始業式で児童に感染予防を心がけるよう話す前田真利校長=松江市玉湯町湯町、玉湯学園
始業式で児童に感染予防を心がけるよう話す前田真利校長=松江市玉湯町湯町、玉湯学園

 新型コロナウイルス感染拡大「第5波」が猛威を振るう中、島根県内の多くの学校で26日、2学期が始まった。感染力の強い「デルタ株」への置き換わりで、うつりにくいとされてきた子どもへの感染が広がり、学校は始業式の簡略化、修学旅行の短縮など感染防止策に追われる。

 松江市では市立の17校で2学期がスタート。
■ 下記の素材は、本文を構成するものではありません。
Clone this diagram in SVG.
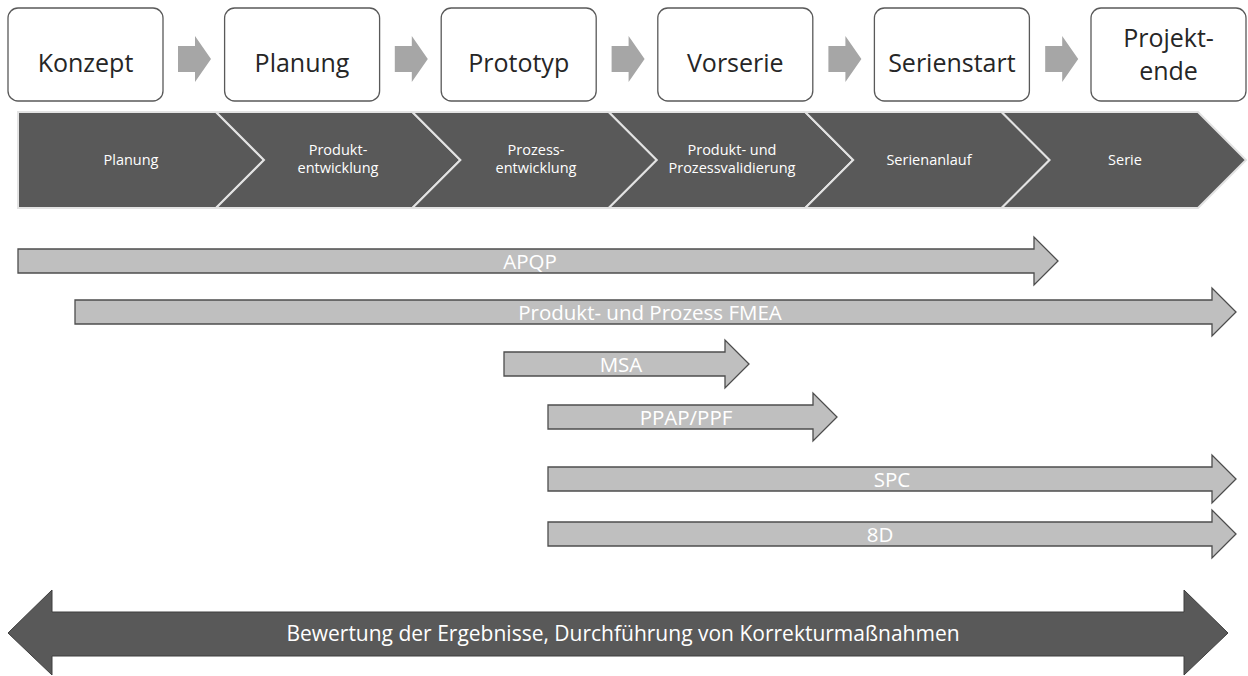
<svg xmlns="http://www.w3.org/2000/svg" width="1248" height="676" viewBox="0 0 1248 676">
<style>
.box{fill:#fff;stroke:#595959;stroke-width:1.3}
.bt{font-family:"Open Sans","Liberation Sans",sans-serif;font-size:25px;fill:#262626;text-anchor:middle}
.step{fill:#a6a6a6}
.chev{fill:#595959;stroke:#e3e3e3;stroke-width:2}
.ct{font-family:"Open Sans","Liberation Sans",sans-serif;font-size:14.5px;fill:#fff;text-anchor:middle}
.ga{fill:#bfbfbf;stroke:#4d4d4d;stroke-width:1.3}
.gt{font-family:"Open Sans","Liberation Sans",sans-serif;font-size:20.5px;fill:#fff;text-anchor:middle}
.da{fill:#595959;stroke:#3f3f3f;stroke-width:1}
.dt{font-family:"Open Sans","Liberation Sans",sans-serif;font-size:21px;fill:#fff;text-anchor:middle}
</style>
<g id="n-konzept"><rect class="box" x="8" y="8" width="155" height="93" rx="10"/><text class="bt" x="85.5" y="72">Konzept</text></g>
<g id="n-planung"><rect class="box" x="224.6" y="8" width="155" height="93" rx="10"/><text class="bt" x="302" y="72">Planung</text></g>
<g id="n-prototyp"><rect class="box" x="441.2" y="8" width="155" height="93" rx="10"/><text class="bt" x="518.7" y="72">Prototyp</text></g>
<g id="n-vorserie"><rect class="box" x="657.8" y="8" width="155" height="93" rx="10"/><text class="bt" x="735.3" y="72">Vorserie</text></g>
<g id="n-serienstart"><rect class="box" x="874.4" y="8" width="155" height="93" rx="10"/><text class="bt" x="951.9" y="72">Serienstart</text></g>
<g id="n-projektende"><rect class="box" x="1091" y="8" width="155" height="93" rx="10"/><text class="bt" x="1168.5" y="47">Projekt-</text><text class="bt" x="1168.5" y="80">ende</text></g>
<g id="connectors">
<polygon class="step" points="178,46 195,46 195,36 211,59 195,82 195,72 178,72"/>
<polygon class="step" points="394.8,46 411.8,46 411.8,36 427.8,59 411.8,82 411.8,72 394.8,72"/>
<polygon class="step" points="611.6,46 628.6,46 628.6,36 644.6,59 628.6,82 628.6,72 611.6,72"/>
<polygon class="step" points="828.4,46 845.4,46 845.4,36 861.4,59 845.4,82 845.4,72 828.4,72"/>
<polygon class="step" points="1045.2,46 1062.2,46 1062.2,36 1078.2,59 1062.2,82 1062.2,72 1045.2,72"/>
</g>
<g id="phases">
<g id="p1"><polygon class="chev" points="18,112 216,112 264,160 216,208 18,208"/><text class="ct" x="131" y="165">Planung</text></g>
<g id="p2"><polygon class="chev" points="216,112 412.4,112 460.4,160 412.4,208 216,208 264,160"/><text class="ct" x="338" y="155">Produkt-</text><text class="ct" x="338" y="173">entwicklung</text></g>
<g id="p3"><polygon class="chev" points="412.4,112 608.8,112 656.8,160 608.8,208 412.4,208 460.4,160"/><text class="ct" x="536" y="155">Prozess-</text><text class="ct" x="536" y="173">entwicklung</text></g>
<g id="p4"><polygon class="chev" points="608.8,112 805.2,112 853.2,160 805.2,208 608.8,208 656.8,160"/><text class="ct" x="732" y="155">Produkt- und</text><text class="ct" x="732" y="173">Prozessvalidierung</text></g>
<g id="p5"><polygon class="chev" points="805.2,112 1001.6,112 1049.6,160 1001.6,208 805.2,208 853.2,160"/><text class="ct" x="929" y="165">Serienanlauf</text></g>
<g id="p6"><polygon class="chev" points="1001.6,112 1198,112 1246,160 1198,208 1001.6,208 1049.6,160"/><text class="ct" x="1125" y="165">Serie</text></g>
</g>
<g id="a-apqp"><polygon class="ga" points="18,249 1034,249 1034,237 1058,261 1034,285 1034,273 18,273"/><text class="gt" x="530" y="269">APQP</text></g>
<g id="a-fmea"><polygon class="ga" points="75,300 1212,300 1212,288 1236,312 1212,336 1212,324 75,324"/><text class="gt" x="650" y="320">Produkt- und Prozess FMEA</text></g>
<g id="a-msa"><polygon class="ga" points="504,352 725,352 725,340 749,364 725,388 725,376 504,376"/><text class="gt" x="621" y="372">MSA</text></g>
<g id="a-ppap"><polygon class="ga" points="548,405 813,405 813,393 837,417 813,441 813,429 548,429"/><text class="gt" x="686" y="425">PPAP/PPF</text></g>
<g id="a-spc"><polygon class="ga" points="548,467 1212,467 1212,455 1236,479 1212,503 1212,491 548,491"/><text class="gt" x="892" y="487">SPC</text></g>
<g id="a-8d"><polygon class="ga" points="548,522 1212,522 1212,510 1236,534 1212,558 1212,546 548,546"/><text class="gt" x="880" y="542">8D</text></g>
<g id="a-bewertung"><polygon class="da" points="8,633 52,590 52,612 1184,612 1184,590 1228,633 1184,675 1184,656 52,656 52,675"/><text class="dt" x="623" y="641">Bewertung der Ergebnisse, Durchführung von Korrekturmaßnahmen</text></g>
</svg>
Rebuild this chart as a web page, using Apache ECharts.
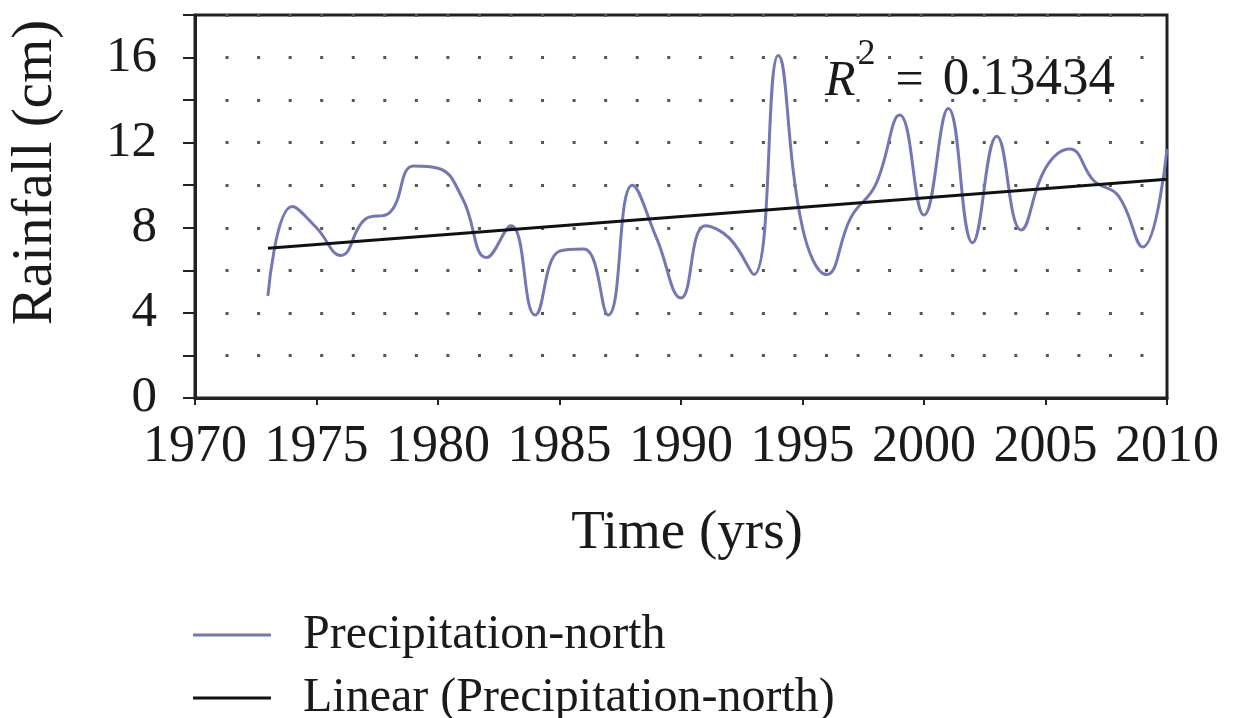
<!DOCTYPE html>
<html>
<head>
<meta charset="utf-8">
<script src="https://cdn.jsdelivr.net/npm/echarts@6/dist/echarts.min.js"></script>
<style>
html,body{margin:0;padding:0;background:#fff;}
#chart{width:1252px;height:718px;}
</style>
</head>
<body>
<div id="chart"></div>
<script>
// Data
var years = [1973,1974,1975,1976,1977,1978,1979,1980,1981,1982,1983,1984,1985,1986,1987,1988,1989,1990,1991,1992,1993,1994,1995,1996,1997,1998,1999,2000,2001,2002,2003,2004,2005,2006,2007,2008,2009,2010];
var rainfallNorth = [4.8,9.0,8.0,6.7,8.4,8.7,10.9,10.8,9.4,6.6,8.1,3.9,6.9,7.0,3.9,10.0,7.5,4.7,8.1,7.5,5.8,16.1,8.0,5.8,8.5,10.0,13.3,8.6,13.6,7.3,12.3,7.9,10.8,11.7,10.2,9.5,7.1,11.7];
var xTicks = [1970,1975,1980,1985,1990,1995,2000,2005,2010];
var yTicks = [0,4,8,12,16];
var seriesNames = ['Precipitation-north','Linear (Precipitation-north)'];
var r2Text = '0.13434';

// least-squares trend line computed from the data
var n = years.length, sx = 0, sy = 0, sxx = 0, sxy = 0;
for (var i = 0; i < n; i++) { sx += years[i]; sy += rainfallNorth[i]; sxx += years[i]*years[i]; sxy += years[i]*rainfallNorth[i]; }
var slope = (n*sxy - sx*sy) / (n*sxx - sx*sx);
var intercept = (sy - slope*sx) / n;
var trendData = [years[0], years[n-1]].map(function (x) { return [x, intercept + slope*x]; });
var lineData = years.map(function (y, i) { return [y, rainfallNorth[i]]; });

var FONT = 'Liberation Serif';
var TXT = '#1a1a1a';
var chart = echarts.init(document.getElementById('chart'));
chart.setOption({
  backgroundColor: '#ffffff',
  animation: false,
  textStyle: { fontFamily: FONT, color: TXT },
  grid: { left: 193, right: 85, top: 15, bottom: 320, show: true, borderColor: '#222', borderWidth: 3 },
  xAxis: {
    type: 'value', min: xTicks[0], max: xTicks[xTicks.length-1], interval: 5,
    name: 'Time (yrs)', nameLocation: 'middle', nameGap: 108,
    nameTextStyle: { fontFamily: FONT, fontSize: 55, color: TXT, padding: [0, 0, 0, 12] },
    axisLine: { show: true, lineStyle: { color: '#222', width: 3 } },
    axisTick: { show: true, inside: false, length: 7, lineStyle: { color: '#222', width: 2 } },
    axisLabel: { fontFamily: FONT, fontSize: 52, color: TXT, margin: 23,
      formatter: function (v) { return xTicks.indexOf(v) >= 0 ? String(v) : ''; } },
    splitLine: { show: false }
  },
  yAxis: {
    type: 'value', min: 0, max: 18, interval: 2,
    name: 'Rainfall (cm)', nameLocation: 'middle', nameGap: 130,
    nameTextStyle: { fontFamily: FONT, fontSize: 57, color: TXT, padding: [0, 0, 0, 68] },
    axisLine: { show: true, lineStyle: { color: '#222', width: 3 } },
    axisTick: { show: true, inside: false, length: 12, lineStyle: { color: '#222', width: 2 } },
    axisLabel: { fontFamily: FONT, fontSize: 51, color: TXT, margin: 38,
      formatter: function (v) { return yTicks.indexOf(v) >= 0 ? String(v) : ''; } },
    splitLine: { show: true, lineStyle: { color: '#555', width: 3, type: [3, 28.55], dashOffset: 1 } }
  },
  legend: {
    orient: 'vertical', left: 193, top: 610, height: 200, padding: 0, itemGap: 13,
    icon: 'rect', itemWidth: 78, itemHeight: 3,
    textStyle: { fontFamily: FONT, fontSize: 48, lineHeight: 50, color: TXT, padding: [0, 0, 0, 27] },
    data: seriesNames
  },
  graphic: [{
    type: 'text', left: 825, top: 37, z: 100,
    style: {
      text: '{r|R}{s|2}{e|=}{n|' + r2Text + '}',
      rich: {
        r: { fontFamily: FONT, fontStyle: 'italic', fontSize: 50, lineHeight: 70, verticalAlign: 'bottom', fill: TXT },
        s: { fontFamily: FONT, fontSize: 36, lineHeight: 36, verticalAlign: 'top', fill: TXT, padding: [0, 0, 0, 2] },
        e: { fontFamily: FONT, fontSize: 50, lineHeight: 70, verticalAlign: 'bottom', fill: TXT, padding: [0, 19, 0, 20] },
        n: { fontFamily: FONT, fontSize: 53, lineHeight: 70, verticalAlign: 'bottom', fill: TXT }
      }
    }
  }],
  series: [
    { name: seriesNames[0], type: 'line', data: lineData, smooth: 0.45, showSymbol: false,
      itemStyle: { color: '#7377b6' }, lineStyle: { color: '#7377b6', width: 3 }, z: 3 },
    { name: seriesNames[1], type: 'line', data: trendData, showSymbol: false,
      itemStyle: { color: '#111' }, lineStyle: { color: '#111', width: 3 }, z: 4 }
  ]
});
</script>
</body>
</html>
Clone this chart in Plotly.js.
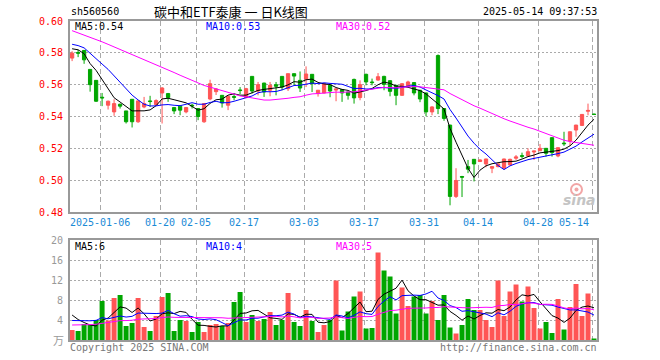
<!DOCTYPE html>
<html><head><meta charset="utf-8">
<script src="https://cdn.plot.ly/plotly-3.0.1.min.js"></script>
<style>html,body{margin:0;padding:0;background:#fff}#c{width:660px;height:360px}</style>
</head><body><div id="c"></div>
<script>
// ---- data ----
const openP = [.5767,.5802,.5815,.5696,.5627,.5521,.5471,.5429,.5477,.5435,
 .5508,.5367,.5460,.5498,.5475,.5548,.5544,.5456,.5465,.5429,
 .5471,.5450,.5367,.5510,.5556,.5533,.5471,.5525,.5567,.5519,
 .5652,.5560,.5610,.5565,.5600,.5652,.5575,.5669,.5627,.5636,
 .5665,.5544,.5548,.5596,.5566,.5569,.5554,.5633,.5519,.5665,
 .5617,.5629,.5652,.5625,.5596,.5533,.5590,.5613,.5565,.5548,
 .5429,.5783,.5450,.5346,.4898,.5023,.5085,.5131,.5117,.5102,
 .5075,.5085,.5075,.5096,.5138,.5154,.5152,.5177,.5185,.5200,
 .5267,.5152,.5233,.5246,.5315,.5344,.5433,.5415];
const highP = [.5810,.5819,.5818,.5698,.5628,.5548,.5500,.5508,.5481,.5435,
 .5508,.5500,.5523,.5530,.5508,.5585,.5548,.5460,.5465,.5460,
 .5480,.5450,.5485,.5631,.5579,.5533,.5533,.5544,.5585,.5580,
 .5652,.5617,.5612,.5617,.5617,.5652,.5669,.5669,.5683,.5715,
 .5665,.5565,.5610,.5598,.5575,.5571,.5556,.5638,.5627,.5669,
 .5638,.5673,.5656,.5627,.5598,.5610,.5625,.5615,.5567,.5550,
 .5465,.5790,.5452,.5348,.5075,.5027,.5127,.5133,.5131,.5135,
 .5088,.5104,.5135,.5135,.5158,.5173,.5200,.5183,.5227,.5202,
 .5269,.5206,.5304,.5306,.5348,.5415,.5481,.5417];
const lowP = [.5748,.5773,.5731,.5556,.5492,.5465,.5444,.5404,.5450,.5356,
 .5331,.5360,.5452,.5460,.5465,.5356,.5492,.5415,.5408,.5420,
 .5450,.5377,.5360,.5502,.5535,.5456,.5440,.5502,.5540,.5515,
 .5544,.5533,.5523,.5527,.5533,.5565,.5560,.5596,.5554,.5585,
 .5554,.5525,.5545,.5521,.5496,.5492,.5506,.5481,.5502,.5596,
 .5596,.5625,.5565,.5527,.5471,.5530,.5585,.5533,.5490,.5402,
 .5408,.5415,.5373,.4842,.4888,.4894,.5044,.4992,.5115,.5081,
 .5044,.5081,.5065,.5092,.5127,.5138,.5148,.5127,.5183,.5148,
 .5148,.5144,.5215,.5215,.5273,.5340,.5408,.5413];
const closeP = [.5798,.5798,.5756,.5600,.5496,.5517,.5496,.5481,.5465,.5367,
 .5367,.5498,.5481,.5494,.5500,.5579,.5519,.5435,.5440,.5456,
 .5467,.5400,.5481,.5606,.5573,.5485,.5527,.5521,.5563,.5575,
 .5560,.5600,.5554,.5596,.5590,.5585,.5669,.5654,.5579,.5667,
 .5606,.5565,.5606,.5560,.5573,.5548,.5533,.5517,.5600,.5617,
 .5613,.5650,.5602,.5558,.5533,.5606,.5617,.5548,.5510,.5429,
 .5460,.5450,.5388,.4898,.4998,.5019,.5069,.5102,.5127,.5133,
 .5085,.5102,.5133,.5131,.5146,.5150,.5179,.5183,.5200,.5169,
 .5173,.5204,.5229,.5304,.5346,.5413,.5438,.5413];
// volume, 万
const volume = [2.0,1.8,3.2,3.0,4.0,7.8,3.9,8.4,9.0,2.8,
 3.4,8.4,2.6,1.8,4.8,8.6,9.4,1.8,4.0,3.8,
 1.6,3.6,1.6,3.0,3.2,2.8,3.4,7.6,9.6,3.6,
 5.0,3.8,4.2,5.6,3.0,4.0,9.4,3.6,2.8,6.0,
 3.8,1.6,3.0,4.0,11.9,1.9,5.7,8.7,9.7,2.3,
 2.4,17.5,13.9,12.7,5.3,10.5,6.8,8.7,9.0,5.3,
 7.8,4.0,9.0,2.5,1.3,3.0,8.2,6.0,6.0,4.0,
 2.6,11.9,4.8,9.7,11.1,7.7,10.7,6.4,2.3,3.6,
 1.4,8.2,2.1,6.6,11.2,4.8,9.3,0.3];
// estimated sessions before the visible window (only feed the moving averages)
const preClose = [.620,.616,.601,.591,.599,.597,.595,.594,.584,.584,
 .597,.595,.597,.597,.609,.603,.595,.595,.597,.598,
 .588,.590,.592,.587,.584,.583,.588,.591,.571];
const preVol = [2.0,1.6,2.2,1.5,1.9,2.4,1.7,1.8,2.1,1.6,
 1.9,1.7,2.0,1.5,3.6,5.2,4.1,3.8,4.6,3.8,
 2.4,3.3,2.9,3.1,2.3,6.3,6.2,5.5,5.0];
const tickIdx = [5,15,21,29,39,49,59,68,78,87];
const tickText = ['2025-01-06','01-20','02-05','02-17','03-03','03-17','03-31','04-14','04-28','05-14'];
const priceTicks = [0.48,0.50,0.52,0.54,0.56,0.58,0.60];
const volTicks = [4,8,12,16,20];
const priceLegend = [0.54,0.53,0.52];
const volLegend = [6,4,5];

// ---- helpers ----
const RED = '#ff5555', GREEN = '#00a600';
const idx = closeP.map((_, i) => i);
function movAvg(pre, arr, n) {
  const all = pre.concat(arr), off = pre.length;
  return arr.map((_, i) => { let s = 0; for (let k = 0; k < n; k++) s += all[off + i - k]; return s / n; });
}
const L = 70, R = 597, T = 21, B = 340;
const px = x => (x - L) / (R - L);
const py = y => (B - y) / (B - T);
const MONO = 'DejaVu Sans Mono';
const FS = 10;

const maCols = ['#000000', '#0000ff', '#ff00ff'];
const periods = [5, 10, 30];
const traces = [];
traces.push({type:'candlestick', x: idx, open: openP, high: highP, low: lowP, close: closeP,
  xaxis:'x', yaxis:'y', whiskerwidth: 0, hoverinfo:'skip',
  increasing:{line:{color:RED, width:1}, fillcolor:RED},
  decreasing:{line:{color:GREEN, width:1}, fillcolor:GREEN}});
periods.forEach((n, k) => traces.push({type:'scatter', mode:'lines', x: idx, y: movAvg(preClose, closeP, n),
  xaxis:'x', yaxis:'y', line:{color: maCols[k], width:1}, hoverinfo:'skip'}));
traces.push({type:'bar', x: idx, y: volume, xaxis:'x2', yaxis:'y2', hoverinfo:'skip',
  marker:{color: idx.map(i => closeP[i] > openP[i] ? RED : GREEN), line:{width:0}}});
periods.forEach((n, k) => traces.push({type:'scatter', mode:'lines', x: idx, y: movAvg(preVol, volume, n),
  xaxis:'x2', yaxis:'y2', line:{color: maCols[k], width:1}, hoverinfo:'skip'}));

const gridX = tickIdx.map(i => i - 0.28);
const xBase = {range:[-0.35, 87.5], tickvals: gridX, showticklabels:false, ticks:'',
  showgrid:true, gridcolor:'#aaaaaa', gridwidth:1, griddash:'5px,3px',
  showline:true, mirror:true, linecolor:'#999999', linewidth:2, zeroline:false, fixedrange:true};
const layout = {
  width:660, height:360, margin:{l:L, r:660-R, t:T, b:360-B, pad:0},
  paper_bgcolor:'#fff', plot_bgcolor:'#fff', showlegend:false, boxgap:0.22, bargap:0.17,
  xaxis: Object.assign({}, xBase, {domain:[0,1], anchor:'y', rangeslider:{visible:false}}),
  xaxis2: Object.assign({}, xBase, {domain:[0,1], anchor:'y2', matches:'x'}),
  yaxis: {domain:[py(212), 1], range:[0.48, 0.60], tickvals: priceTicks, ticktext: priceTicks.map(v => v.toFixed(2)),
    tickfont:{family:MONO, size:FS, color:'#ff0000'}, ticks:'', ticklabelstandoff:3,
    showgrid:true, gridcolor:'#aaaaaa', gridwidth:1, griddash:'2px,2px',
    showline:true, mirror:true, linecolor:'#999999', linewidth:2, zeroline:false, fixedrange:true},
  yaxis2: {domain:[0, py(240)], range:[0, 20], tickvals: volTicks, ticktext: volTicks.map(String),
    tickfont:{family:MONO, size:FS, color:'#999999'}, ticks:'', ticklabelstandoff:3,
    showgrid:true, gridcolor:'#aaaaaa', gridwidth:1, griddash:'2px,2px',
    showline:true, mirror:true, linecolor:'#999999', linewidth:2, zeroline:false, fixedrange:true},
  annotations: [],
  shapes: [
    {type:'circle', xref:'paper', yref:'paper', x0: px(571), x1: px(582), y0: py(195), y1: py(184),
     line:{color:'#f2a6a6', width:2}, fillcolor:'rgba(0,0,0,0)'},
    {type:'circle', xref:'paper', yref:'paper', x0: px(574.5), x1: px(578.5), y0: py(191.5), y1: py(187.5),
     line:{width:0}, fillcolor:'#f2a6a6'}
  ]
};
const A = layout.annotations;
function txt(text, x, y, anchor, color, size, family) {
  A.push({text, xref:'paper', yref:'paper', x: px(x), y: py(y), xanchor: anchor, yanchor:'middle',
    showarrow:false, font:{family: family || MONO, size: size || FS, color: color || '#000'}});
}
txt('sh560560', 69, 12, 'left', '#000');
txt('碳中和ETF泰康 一 日K线图', 231, 12, 'center', '#000', 13, 'Noto Sans CJK SC');
txt('2025-05-14 09:37:53', 599, 12, 'right', '#000');
const legX = [73, 204, 334];
periods.forEach((n, k) => {
  txt('MA' + n + ':' + priceLegend[k].toFixed(2), legX[k], 27, 'left', maCols[k]);
  txt('MA' + n + ':' + volLegend[k], legX[k], 247, 'left', maCols[k]);
});
tickIdx.forEach((i, k) => {
  const last = k === tickIdx.length - 1;
  A.push({text: tickText[k], xref:'x', yref:'paper', x: i - 0.28, y: py(222), xanchor: last ? 'right' : 'center',
    xshift: last ? -1 : 0, yanchor:'middle', showarrow:false, font:{family:MONO, size:FS, color:'#1a8ad6'}});
});
txt('万', 66, 340, 'right', '#999999', 11, 'Noto Sans CJK SC');
txt('Copyright 2025 SINA.COM', 68, 347, 'left', '#777777');
txt('http://finance.sina.com.cn', 599, 347, 'right', '#777777');
txt('<b><i>sina</i></b>', 598, 200, 'right', '#c4c4c4', 14, 'DejaVu Sans');

Plotly.newPlot('c', traces, layout, {staticPlot:true, displayModeBar:false});
</script></body></html>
うち義務教育学校玉湯学園(玉湯町湯町)では急きょ、全校生徒約700人のうち1~4年生のみ2回に分けて体育館で始業式を行い、5年生以上は教室で放送を聞く形に変更した。2学期は学校行事がめじろ押し。前田真利校長は「子どもの安全と教育効果を鑑みやり方を工夫したい」と思案した。

 県内では8月の感染者数は481人で、過去最多だった5月の2倍以上に拡大した。特に10代の感染者は5月が全体の7・4%に当たる14人だったのに対し、8月(18日時点)は15・9%の46人に増加。多くの学校が予定通り新学期を始める計画だが、1学期以上に感染対策に神経をとがらせる。

 出雲市立大津小学校(大津町)は始業式を教室内のテレビと校内放送で行ったほか、蛇口の一部を非接触式に交換するなどハード面の対策も取った。市内での社会科見学を楽しみにする4年の松本颯華さん(10)は「手洗い、うがいに気をつけたい」と話した。

 大津小の対応は、全校での集会自粛を求める市教育委員会の通知を受けてのこと。宿泊を伴う修学旅行や宿泊研修についても9月末まで行わないよう求められ、第三中学校(大塚町)は9月の修学旅行を日帰り研修に変更した。

 クラスター(感染者集団)発生などで連日、複数の感染者が確認される浜田市の三隅小学校(三隅町古市場)は、電子黒板を使いオンライン形式で30日に始業式を行う予定。運動会は、競技のない児童の教室待機、保護者の観覧制限などを検討中で、樋野淳巳校長は「昨年よりも厳しい対策を取る必要性を感じる」と警戒する。

 一方で、対策強化による児童への負担を心配する声もある。波佐小学校(金城町波佐)は、今年も地域住民の参加不可で運動会を開く計画だが、加藤道夫校長は「子どもたちは素直で対策を守ってくれるが、いつまで続くのか我慢してもらうことが心配」と不安視した。